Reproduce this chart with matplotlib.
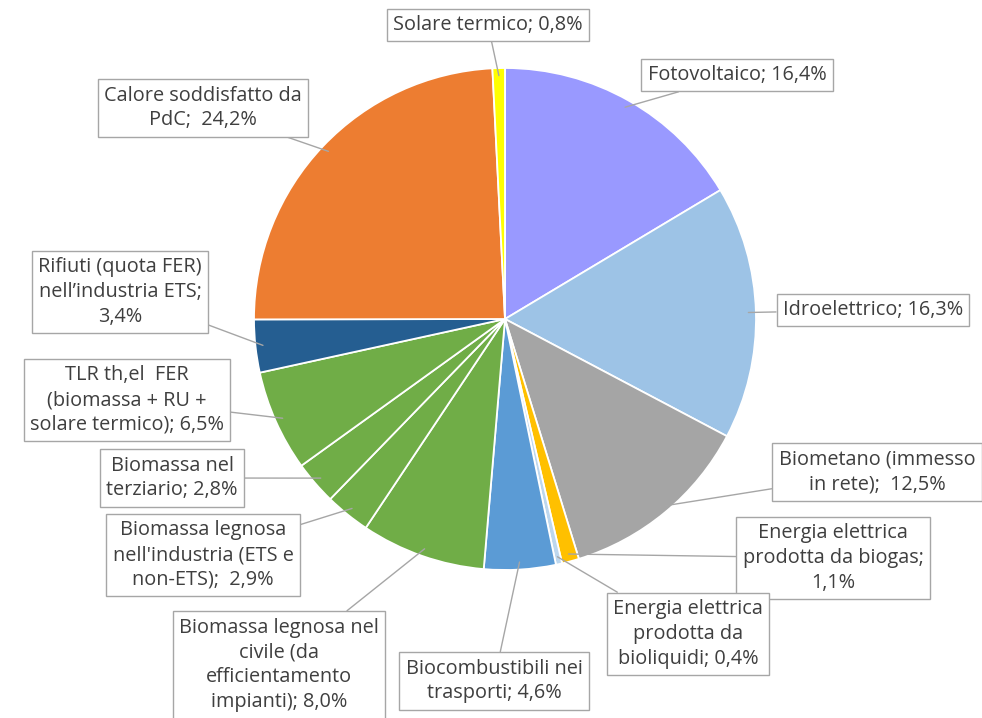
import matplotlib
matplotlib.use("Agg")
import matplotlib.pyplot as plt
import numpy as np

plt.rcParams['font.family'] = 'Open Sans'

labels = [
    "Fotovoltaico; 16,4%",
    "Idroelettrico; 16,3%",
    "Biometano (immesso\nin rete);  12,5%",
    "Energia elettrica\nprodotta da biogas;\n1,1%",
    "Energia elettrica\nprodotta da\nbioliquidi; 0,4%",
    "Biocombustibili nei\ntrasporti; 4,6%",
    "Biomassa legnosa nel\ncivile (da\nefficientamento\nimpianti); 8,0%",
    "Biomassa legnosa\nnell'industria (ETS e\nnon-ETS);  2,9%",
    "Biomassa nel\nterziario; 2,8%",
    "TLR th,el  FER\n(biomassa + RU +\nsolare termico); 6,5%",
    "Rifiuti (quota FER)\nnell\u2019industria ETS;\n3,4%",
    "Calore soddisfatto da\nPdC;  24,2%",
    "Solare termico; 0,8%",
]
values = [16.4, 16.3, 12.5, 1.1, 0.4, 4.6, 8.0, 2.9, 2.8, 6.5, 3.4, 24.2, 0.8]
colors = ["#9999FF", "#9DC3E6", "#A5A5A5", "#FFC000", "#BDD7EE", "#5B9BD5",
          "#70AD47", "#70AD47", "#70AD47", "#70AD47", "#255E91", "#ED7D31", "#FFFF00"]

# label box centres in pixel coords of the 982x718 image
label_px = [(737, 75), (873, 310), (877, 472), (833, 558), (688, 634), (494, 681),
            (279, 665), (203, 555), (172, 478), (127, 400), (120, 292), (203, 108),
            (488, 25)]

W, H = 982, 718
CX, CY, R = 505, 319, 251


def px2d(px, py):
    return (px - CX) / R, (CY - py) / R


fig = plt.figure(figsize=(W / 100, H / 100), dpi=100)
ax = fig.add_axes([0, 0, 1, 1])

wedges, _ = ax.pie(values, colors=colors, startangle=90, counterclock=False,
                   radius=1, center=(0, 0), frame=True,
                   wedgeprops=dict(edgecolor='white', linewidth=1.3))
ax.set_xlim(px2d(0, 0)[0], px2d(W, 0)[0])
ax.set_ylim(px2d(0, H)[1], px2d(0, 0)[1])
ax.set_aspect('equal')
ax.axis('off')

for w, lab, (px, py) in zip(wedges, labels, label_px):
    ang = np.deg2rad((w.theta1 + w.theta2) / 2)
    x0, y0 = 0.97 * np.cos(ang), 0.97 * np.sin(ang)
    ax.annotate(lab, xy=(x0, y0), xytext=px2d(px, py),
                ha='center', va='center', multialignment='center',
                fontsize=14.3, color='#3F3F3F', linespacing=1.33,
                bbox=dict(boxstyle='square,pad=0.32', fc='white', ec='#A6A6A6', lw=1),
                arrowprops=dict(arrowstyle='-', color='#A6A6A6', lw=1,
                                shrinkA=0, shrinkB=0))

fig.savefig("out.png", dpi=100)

**Instructions to follow**: Starting with the first line of the data above and ending with the line containing "plt.rcParams['font.family'] = 'Open Sans'", please restate every line exactly, leaving images out.

**Finished exercise**:
Reproduce this chart with matplotlib.
import matplotlib
matplotlib.use("Agg")
import matplotlib.pyplot as plt
import numpy as np

plt.rcParams['font.family'] = 'Open Sans'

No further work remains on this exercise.